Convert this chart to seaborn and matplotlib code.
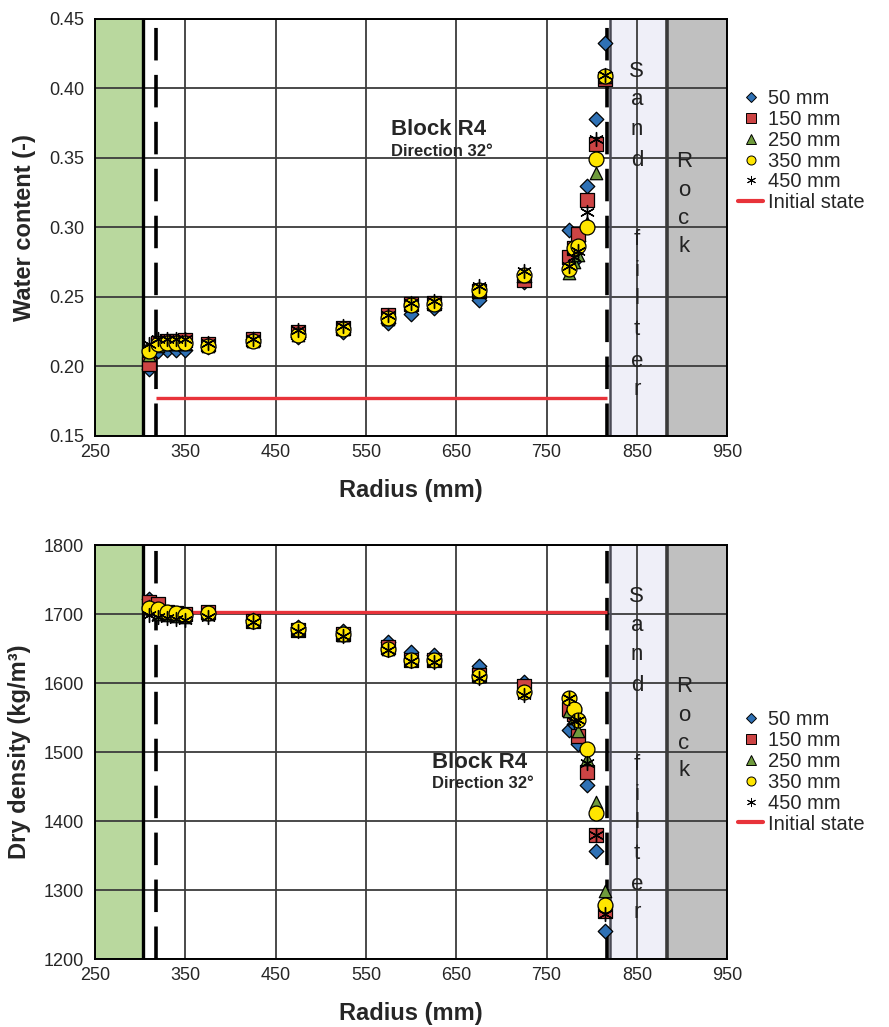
import numpy as np
import pandas as pd
import matplotlib
matplotlib.use("Agg")
import matplotlib.pyplot as plt
from matplotlib.lines import Line2D
import seaborn as sns

# Measurement radii (mm)
radius = [310, 320, 330, 340, 350, 375, 425, 475, 525, 575, 600, 625,
          675, 725, 775, 780, 785, 795, 805, 815]

series = ["50 mm", "150 mm", "250 mm", "350 mm", "450 mm"]

# Water content (-) per depth
wc_50 = [0.198, 0.211, 0.212, 0.212, 0.212, 0.214, 0.220, 0.221, 0.225, 0.231,
         0.238, 0.242, 0.248, 0.261, 0.298, 0.276, 0.290, 0.330, 0.378, 0.433]
wc_150 = [0.202, 0.217, 0.218, 0.218, 0.219, 0.216, 0.220, 0.225, 0.228, 0.237,
          0.245, 0.246, 0.254, 0.262, 0.279, 0.285, 0.295, 0.320, 0.360, 0.407]
wc_250 = [0.208, 0.215, 0.216, 0.216, 0.216, 0.215, 0.218, 0.223, 0.227, 0.234,
          0.244, 0.245, 0.254, 0.265, 0.267, 0.275, 0.280, 0.303, 0.339, 0.408]
wc_350 = [0.211, 0.216, 0.217, 0.217, 0.217, 0.215, 0.218, 0.223, 0.227, 0.235,
          0.244, 0.245, 0.255, 0.266, 0.270, 0.285, 0.287, 0.300, 0.349, 0.409]
wc_450 = [0.216, 0.220, 0.220, 0.220, 0.220, 0.217, 0.220, 0.226, 0.229, 0.237,
          0.246, 0.247, 0.258, 0.269, 0.272, 0.279, 0.283, 0.311, 0.364, 0.410]

# Dry density (kg/m3) per depth
dd_50 = [1722, 1712, 1700, 1699, 1698, 1701, 1692, 1681, 1676, 1659,
         1645, 1641, 1625, 1601, 1532, 1540, 1512, 1452, 1357, 1240]
dd_150 = [1718, 1714, 1703, 1702, 1700, 1703, 1690, 1677, 1671, 1652,
          1634, 1633, 1612, 1595, 1563, 1555, 1523, 1471, 1380, 1270]
dd_250 = [1712, 1700, 1698, 1697, 1696, 1700, 1690, 1677, 1670, 1650,
          1633, 1633, 1610, 1588, 1560, 1550, 1530, 1490, 1428, 1298]
dd_350 = [1709, 1707, 1703, 1702, 1699, 1702, 1690, 1678, 1671, 1650,
          1633, 1634, 1610, 1587, 1578, 1562, 1546, 1504, 1411, 1278]
dd_450 = [1698, 1695, 1694, 1693, 1692, 1696, 1688, 1675, 1668, 1648,
          1632, 1631, 1608, 1582, 1578, 1545, 1546, 1484, 1380, 1265]

# Initial state and geometry of the test (mm)
initial_wc = 0.177
initial_dd = 1703
initial_span = [317, 817]
canister_edge = 303
inner_dashed = 317
outer_dashed = 817
sand_span = [820, 883]
rock_span = [883, 950]

wc_ticks = [0.15, 0.20, 0.25, 0.30, 0.35, 0.40, 0.45]
dd_ticks = [1200, 1300, 1400, 1500, 1600, 1700, 1800]
x_ticks = [250, 350, 450, 550, 650, 750, 850, 950]

colors = {"50 mm": "#2F71B5", "150 mm": "#CC4444", "250 mm": "#6F9B3D",
          "350 mm": "#FFE600", "450 mm": "#000000"}
markers = {"50 mm": "D", "150 mm": "s", "250 mm": "^", "350 mm": "o",
           "450 mm": (6, 2, 0)}
sizes = {"50 mm": 55, "150 mm": 90, "250 mm": 80, "350 mm": 115, "450 mm": 100}

wc = pd.DataFrame({
    "radius": np.tile(radius, 5),
    "value": np.concatenate([wc_50, wc_150, wc_250, wc_350, wc_450]),
    "depth": np.repeat(series, len(radius)),
})
dd = pd.DataFrame({
    "radius": np.tile(radius, 5),
    "value": np.concatenate([dd_50, dd_150, dd_250, dd_350, dd_450]),
    "depth": np.repeat(series, len(radius)),
})

sns.set_theme(style="white")
plt.rcParams["font.family"] = ["Liberation Sans", "DejaVu Sans"]

fig = plt.figure(figsize=(8.89, 10.27), dpi=100)
ax_top = fig.add_axes([0.1069, 0.5755, 0.711, 0.406])
ax_bot = fig.add_axes([0.1069, 0.0662, 0.711, 0.4031])

sand_letters = ["S", "a", "n", "d", "f", "i", "l", "t", "e", "r"]
sand_y = [0.875, 0.806, 0.735, 0.661, 0.470, 0.398, 0.330, 0.255, 0.179, 0.112]
rock_letters = ["R", "o", "c", "k"]
rock_y = [0.658, 0.589, 0.521, 0.455]


def draw_panel(ax, df, initial, ylim, yticks, yfmt, ylabel, legend_anchor,
               title_xy):
    # zones: buffer, sand filter, rock
    ax.axvspan(250, canister_edge, color="#B9D89E", zorder=0, lw=0)
    ax.axvspan(sand_span[0], sand_span[1], color="#EFEFF8", zorder=0, lw=0)
    ax.axvspan(rock_span[0], rock_span[1], color="#C0C0C0", zorder=0, lw=0)
    ax.set_axisbelow(True)
    ax.grid(True, color="#3c3c3c", linewidth=1.3)

    ax.axvline(canister_edge, color="black", lw=2.4, zorder=1.5)
    ax.axvline(inner_dashed, color="black", lw=2.6, ls=(0, (9, 4)), zorder=1.5)
    ax.axvline(outer_dashed, color="black", lw=2.6, ls=(0, (9, 4)), zorder=1.5)
    ax.axvline(sand_span[0], color="#4a4a55", lw=1.8, zorder=1.5)
    ax.axvline(sand_span[1], color="#3a3a3a", lw=2.6, zorder=1.5)

    ax.plot(initial_span, [initial, initial], color="#E8333A", lw=2.4,
            zorder=2, solid_capstyle="butt")

    for name in series:
        sub = df[df["depth"] == name]
        sns.scatterplot(data=sub, x="radius", y="value", ax=ax,
                        marker=markers[name], color=colors[name],
                        s=sizes[name], edgecolor="black",
                        linewidth=0.9 if name != "450 mm" else 1.0,
                        legend=False, zorder=3)

    ax.set_xlim(250, 950)
    ax.set_ylim(*ylim)
    ax.set_xticks(x_ticks)
    ax.set_yticks(yticks)
    ax.set_yticklabels([yfmt.format(v) for v in yticks])
    ax.tick_params(labelsize=13, length=0, pad=8)
    ax.tick_params(axis="x", pad=6)
    ax.set_xlabel("Radius (mm)", fontsize=17, fontweight="bold", labelpad=13)
    ax.set_ylabel(ylabel, fontsize=17, fontweight="bold", labelpad=9)
    for sp in ax.spines.values():
        sp.set_color("black")
        sp.set_linewidth(1.4)

    tr = ax.get_xaxis_transform()
    for ch, yy in zip(sand_letters, sand_y):
        ax.text(850, yy, ch, transform=tr, ha="center", va="center",
                fontsize=16, color="#222222")
    for ch, yy in zip(rock_letters, rock_y):
        ax.text(902, yy, ch, transform=tr, ha="center", va="center",
                fontsize=16, color="#222222")

    ax.text(title_xy[0], title_xy[1], "Block R4", transform=ax.transAxes,
            fontsize=16, fontweight="bold", ha="left", va="baseline")
    ax.text(title_xy[0], title_xy[1] - 0.05, "Direction 32°",
            transform=ax.transAxes, fontsize=12, fontweight="bold",
            ha="left", va="baseline")

    handles = [Line2D([], [], ls="none", marker=markers[n],
                      markerfacecolor=colors[n], markeredgecolor="black",
                      markeredgewidth=0.7, color="black",
                      markersize=6.5 if n != "50 mm" else 5.5)
               for n in series]
    handles.append(Line2D([], [], color="#E8333A", lw=3))
    labels = series + ["Initial state"]
    fig.legend(handles, labels, loc="upper left",
               bbox_to_anchor=legend_anchor, frameon=False, fontsize=14.5,
               handlelength=1.25, handletextpad=0.25, labelspacing=0.09,
               borderpad=0)


draw_panel(ax_top, wc, initial_wc, (0.15, 0.45), wc_ticks, "{:.2f}",
           "Water content (-)", (0.819, 0.923), (0.468, 0.722))
draw_panel(ax_bot, dd, initial_dd, (1200, 1800), dd_ticks, "{:d}",
           "Dry density (kg/m³)", (0.819, 0.318), (0.533, 0.462))

fig.savefig("out.png", dpi=100)
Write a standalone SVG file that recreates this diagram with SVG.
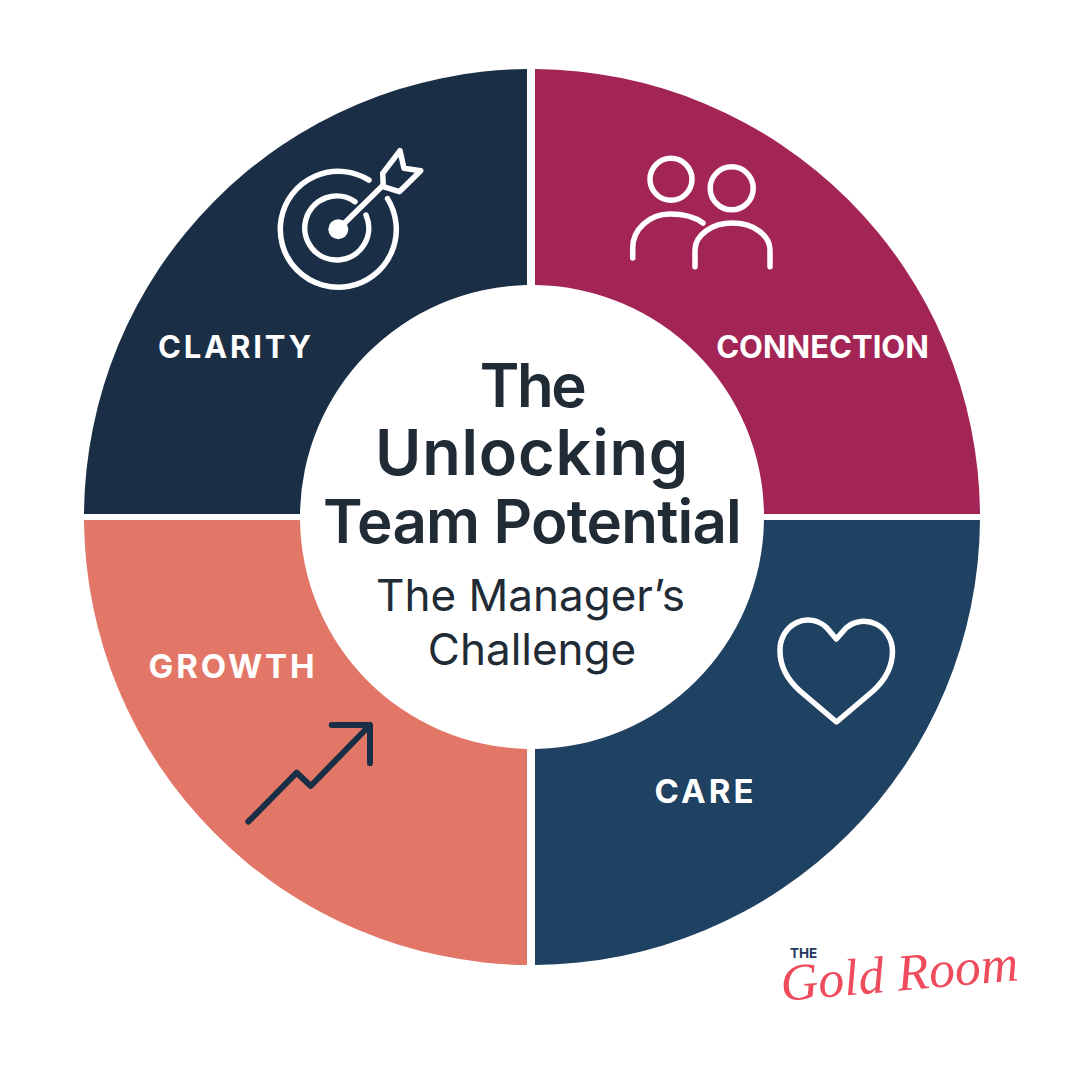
<svg xmlns="http://www.w3.org/2000/svg" width="1080" height="1080" viewBox="0 0 1080 1080">
<style>
.lb{font-family:Inter,"Liberation Sans",sans-serif;font-weight:700;font-size:31px;fill:#fff;text-anchor:middle}
.t{font-family:Inter,"Liberation Sans",sans-serif;font-weight:600;font-size:60px;fill:#212b36;text-anchor:middle}
.s{font-family:Inter,"Liberation Sans",sans-serif;font-weight:400;font-size:44px;fill:#212b36;text-anchor:middle}
.iw{fill:none;stroke:#fff;stroke-width:5.5;stroke-linecap:round;stroke-linejoin:round}
</style>
<rect width="1080" height="1080" fill="#fff"/>
<g id="clarity">
<path d="M527 69A448 448 0 0 0 84 514H300A232 232 0 0 1 527 285Z" fill="#1a2e45"/>
<text class="lb" x="236" y="358" letter-spacing="2.8">CLARITY</text>
<g class="iw">
<path d="M369 180.1A58 58 0 1 0 387.5 198.6"/>
<path d="M355 201.7A32 32 0 1 0 366 215"/>
<path d="M338.3 229.3L383.3 185"/>
<path d="M382.7 173.3L400 150.7L404 168.3L420.7 170.7L399.3 191.7L383.3 186.7Z"/>
</g>
<circle cx="338.3" cy="229.3" r="10" fill="#fff"/>
</g>
<g id="connection">
<path d="M535 69A448 448 0 0 1 980 514H764A232 232 0 0 0 535 285Z" fill="#a32556"/>
<text class="lb" x="822.5" y="358" letter-spacing="0">CONNECTION</text>
<g class="iw">
<circle cx="671" cy="179.3" r="21"/>
<circle cx="731.7" cy="188.3" r="21.5"/>
<path d="M632.7 258V248A37.5 34 0 0 1 670 214C685 214 695 217 703 223"/>
<path d="M695 266.7V250A37.5 27 0 0 1 770 250V266.7"/>
</g>
</g>
<g id="care">
<path d="M535 965A448 448 0 0 0 980 520H764A232 232 0 0 1 535 749Z" fill="#1f4162"/>
<text class="lb" x="705.5" y="803" style="font-size:33px" letter-spacing="3">CARE</text>
<path class="iw" d="M836.3 639L827 628A28 30 0 0 0 780 651C780 668 790 682 800 691L836.5 722L873 691C883 682 892.5 668 892.5 651A28.5 30 0 0 0 846 628Z"/>
</g>
<g id="growth">
<path d="M527 965A448 448 0 0 1 84 520H300A232 232 0 0 0 527 749Z" fill="#e27768"/>
<text class="lb" x="233" y="678" style="font-size:33px" letter-spacing="2.8">GROWTH</text>
<path d="M248.3 821.7L296.7 772.7L310.7 786L370 725M331.7 725H370V763.3" fill="none" stroke="#1a2e45" stroke-width="6" stroke-linecap="round" stroke-linejoin="round"/>
</g>
<g id="center">
<text class="t" x="532" y="407" letter-spacing="-2.5">The</text>
<text class="t" x="532" y="475" style="font-size:63px" letter-spacing="0.8">Unlocking</text>
<text class="t" x="532" y="543" letter-spacing="-0.8">Team Potential</text>
<text class="s" x="530.5" y="611">The Manager’s</text>
<text class="s" x="532" y="665">Challenge</text>
</g>
<g id="logo">
<text x="790" y="958" font-family="Inter,'Liberation Sans',sans-serif" font-weight="700" font-size="13.5" fill="#1f3a5f">THE</text>
<text x="782" y="1001" transform="rotate(-5 782 1001)" font-family="'Liberation Serif',serif" font-style="italic" font-size="52" fill="#ee4c5c">Gold Room</text>
</g>
</svg>
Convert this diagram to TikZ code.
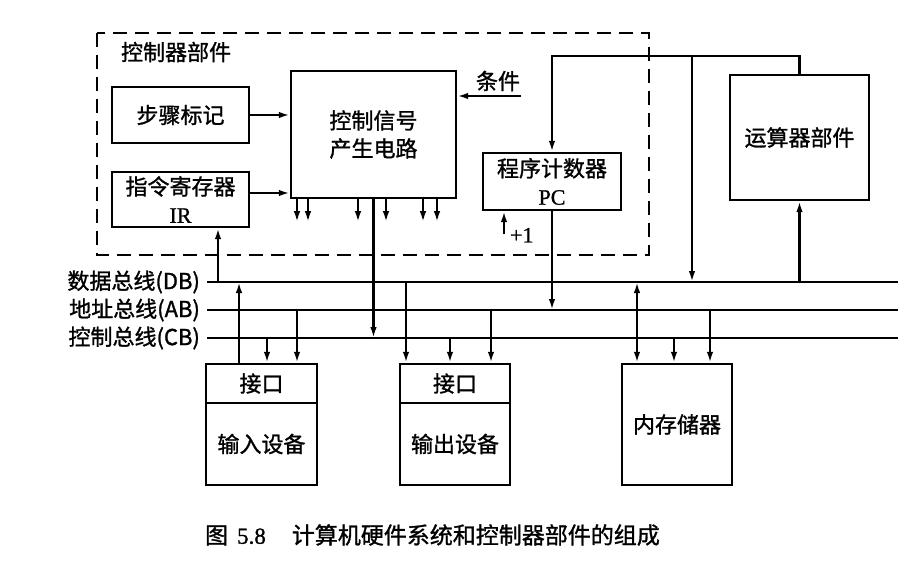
\documentclass[tikz,border=0pt]{standalone}
\usepackage{fontspec}
\setmainfont{Liberation Serif}
\newfontfamily\cjk[FakeBold=1.2]{Noto Sans CJK SC}
\newfontfamily\lat[FakeBold=1]{Liberation Serif}
\usetikzlibrary{arrows.meta}
\begin{document}
\begin{tikzpicture}[x=1pt,y=-1pt,line width=2.2pt,
  box/.style={draw,line width=2.4pt,inner sep=0pt,align=center,font=\cjk\fontsize{22}{28}\selectfont},
  lbl/.style={inner sep=0pt,font=\cjk\fontsize{22}{28}\selectfont},
  arr/.style={-{Latex[length=11pt,width=6.5pt]}},
  darr/.style={{Latex[length=11pt,width=6.5pt]}-{Latex[length=11pt,width=6.5pt]}},
  unit/.style={draw,line width=2.2pt,dash pattern=on 14pt off 8pt}]
\useasboundingbox (0,0) rectangle (918,564);

% control unit frame
\draw[unit] (97,33) rectangle (649,255);
\node[lbl,anchor=west] (cu) at (120,52) {控制器部件};

% boxes
\node[box,minimum width=137pt,minimum height=56pt] (step) at (180.5,115) {步骤标记};
\node[box,minimum width=137pt,minimum height=55pt] (ir) at (180.5,199.5) {指令寄存器\\{\lat IR}};
\node[box,minimum width=165pt,minimum height=127pt] (ctrl) at (373.5,134.5) {控制信号\\产生电路};
\node[box,minimum width=138pt,minimum height=57pt] (pc) at (552,181.5) {程序计数器\\{\lat PC}};
\node[box,minimum width=139pt,minimum height=125pt] (alu) at (799.5,137.5) {运算器部件};

\node[box,minimum width=111pt,minimum height=39pt] (inTop) at (261.5,383.5) {接口};
\node[box,minimum width=111pt,minimum height=82pt] (inDev) at (261.5,444) {输入设备};
\node[box,minimum width=110pt,minimum height=39pt] (outTop) at (455,383.5) {接口};
\node[box,minimum width=110pt,minimum height=82pt] (outDev) at (455,444) {输出设备};
\node[box,minimum width=110pt,minimum height=121pt] (mem) at (677,424.5) {内存储器};

% buses
\coordinate (dbL) at (207,282); \coordinate (dbR) at (898,282);
\coordinate (abL) at (207,310); \coordinate (abR) at (898,310);
\coordinate (cbL) at (207,338); \coordinate (cbR) at (898,338);
\draw (dbL) -- (dbR);
\draw (abL) -- (abR);
\draw (cbL) -- (cbR);
\node[lbl,anchor=east] (dbT) at (201,282) {数据总线(DB)};
\node[lbl,anchor=east] (abT) at (201,310) {地址总线(AB)};
\node[lbl,anchor=east] (cbT) at (201,338) {控制总线(CB)};

% inside control unit
\draw[arr] (step.east) -- (step.east -| ctrl.west);
\coordinate (irOut) at ([yshift=6.5pt]ir.east);
\draw[arr] (irOut) -- (irOut -| ctrl.west);
\coordinate (c1) at (521,96);
\draw[arr] (c1) -- (c1 -| ctrl.east);
\node[lbl] (cond) at (498,81) {条件};
\foreach \dx in {-76.5,-65.5,-15.5,12.5,49.5,63.5}{
  \draw[arr] ([xshift=\dx pt]ctrl.south) -- ([xshift=\dx pt,yshift=-23pt]ctrl.south);
}
\draw[arr] (ctrl.south) -- (ctrl.south |- cbL);
\draw[arr] (pc.south) -- (pc.south |- abL);
\coordinate (p1) at ([xshift=-48pt,yshift=-23pt]pc.south);
\draw[arr] (p1) -- (p1 |- pc.south);
\node[inner sep=0pt,anchor=west,font=\lat\fontsize{22}{26}\selectfont] (plus) at ([xshift=5pt,yshift=-1pt]p1) {+1};
\coordinate (irIn) at ([xshift=37.5pt]ir.south);
\draw[arr] (irIn |- dbL) -- (irIn);

% ALU loop
\coordinate (loop) at ([yshift=18pt]alu.north);
\draw[arr] (alu.north) -- (loop) -| (pc.north);
\coordinate (brx) at (692,282);
\draw[arr] (loop -| brx) -- (brx);
\draw[arr] (alu.south |- dbL) -- (alu.south);

% input device
\coordinate (i1) at ([xshift=-22.5pt]inTop.north);
\coordinate (i2) at ([xshift=5.5pt]inTop.north);
\coordinate (i3) at ([xshift=35.5pt]inTop.north);
\draw[arr] (i1) -- (i1 |- dbL);
\draw[arr] (i2 |- cbL) -- (i2);
\draw[arr] (i3 |- abL) -- (i3);

% output device
\coordinate (o1) at ([xshift=-49pt]outTop.north);
\coordinate (o2) at ([xshift=-5pt]outTop.north);
\coordinate (o3) at ([xshift=36pt]outTop.north);
\draw[arr] (o1 |- dbL) -- (o1);
\draw[arr] (o2 |- cbL) -- (o2);
\draw[arr] (o3 |- abL) -- (o3);

% memory
\coordinate (m1) at ([xshift=-40pt]mem.north);
\coordinate (m2) at ([xshift=-3pt]mem.north);
\coordinate (m3) at ([xshift=33pt]mem.north);
\draw[darr] (m1 |- dbL) -- (m1);
\draw[arr] (m2 |- cbL) -- (m2);
\draw[arr] (m3 |- abL) -- (m3);

% caption
\node[inner sep=0pt,anchor=west,font=\lat\fontsize{23}{28}\selectfont] (cap) at (204,535)
  {{\cjk 图}\hspace{9pt}5.8\hspace{26pt}{\cjk 计算机硬件系统和控制器部件的组成}};
\end{tikzpicture}
\end{document}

» **Brief**
Copy the records above exactly, from the first line through the line containing "import seaborn as sns", and leave out the pictures.

» **Full output**
Convert this chart to seaborn and matplotlib code.
import numpy as np
import pandas as pd
import matplotlib
matplotlib.use("Agg")
import matplotlib.pyplot as plt
from matplotlib.lines import Line2D
import seaborn as sns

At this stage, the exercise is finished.